As we enter 2009, the conventional book publishing industry is reeling from a global economic crisis, preceded by years of failure to evolve more effective business models from an outmoded and wasteful architecture. Yet Google remains strong enough to commit the resources needed to achieve this historic leap in the evolution of the "printed" word.
I don't know another entity more capable or willing to make it happen. All of us who love the written word should applaud Google's efforts, and get on with the business of dragging the book world (kicking and screaming, if necessary) into the 21st century.
-- Danny O. Snow, Senior Fellow, The Society for New Communications Research and author of "Steal this e-Book!"
January 15, 2009 11:25 AM | Reply | Permalink
Google does not exercise a proper due-diligence regarding ad revenue abuse. They only go after the blatant and/or obvious abusers. It's not in their economic interests to eliminate all ad revenue fraud, as it decreases the number of click-throughs. This still makes them better than most other web-advertising systems.
First-tier web search engine business has become an almost impenetrable market for the little guy, but this is not Google's fault. Data on the web proliferates exponentially, and it takes a tsunami of capital flow to get the classic model up and running, as well as keeping its databases current. I'm still holding out a great deal of hope for the Majestic-12 search engine model. It uses a distributed workload model sort of like the SETI initiative to crawl the web, and has slowly ramped up to near a 250 million URLs crawled/day average.
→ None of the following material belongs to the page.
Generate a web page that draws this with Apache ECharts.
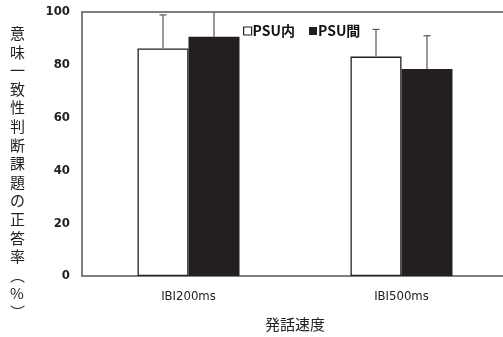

If it gets up and running, using good search algorithms, it will steal some of the profitability motivation for major search engines.
Google's free Blogger service is inferior to Wordpress.com's free blogger service. The only reason I have a blogger account at all is because it provides me with a throwaway pseudo, for providing easy commenting access on Blogger sites.
I much prefer using Yahoo's Javascript UI, to anything I've seen come out of Google Labs, excepting their python web mapper. It's a nice bit of software, but requires an even greater geekish quotient to implement that Yahoo's JS libraries. The Yahoo Javascript UI is clean frequently updated code with an extensive library, and Yahoo even serves them up free from a distributed network if site administrators prefer it. The documentation is far better than average compared to other commonly used Javascript frameworks.
I don't have a Gmail account. I have access to as many email accounts via web domains that I desire, and do not recommend any real business ever be conducted through a web-based email account. Gmail has of late become the first choice of spammers/phishers/hackers and their ilk, instead of HotMail. The same holds true for web-based office apps platforms. Who in their right mind is going to be throwing business docs back and forth between their desktop and a public web-site. Are they insane?
Picassa is pretty good, but so are many other free photo hosting websites. Google Earth is cool, but NASA's WorldWind is better for getting some types of geographical data. Google Books kicks ass. It's a world wide library, and anything written from right after the birth of the 20th century is public domain.
All in all, I do not think that Google comes anywhere close to being a monopoly.
Yet, it is still wise to always remember:
Sergey Brin Is everywhere!
January 15, 2009 12:12 PM | Reply | Permalink
On a fairly regular basis, Google makes major changes to their search algorithms and kills our small online business by making us essentially "disappear" for a period of from days to weeks. If we want to stay in the results, we have the choice to pay them. Otherwise, we're at their mercy. Google is FAR too powerful. If they can afford to put their own satellite in orbit, they need to be watched--very carefully.
Don't trust big corporations. None of them. Not even a non-monopoly that does no harm. Like Google.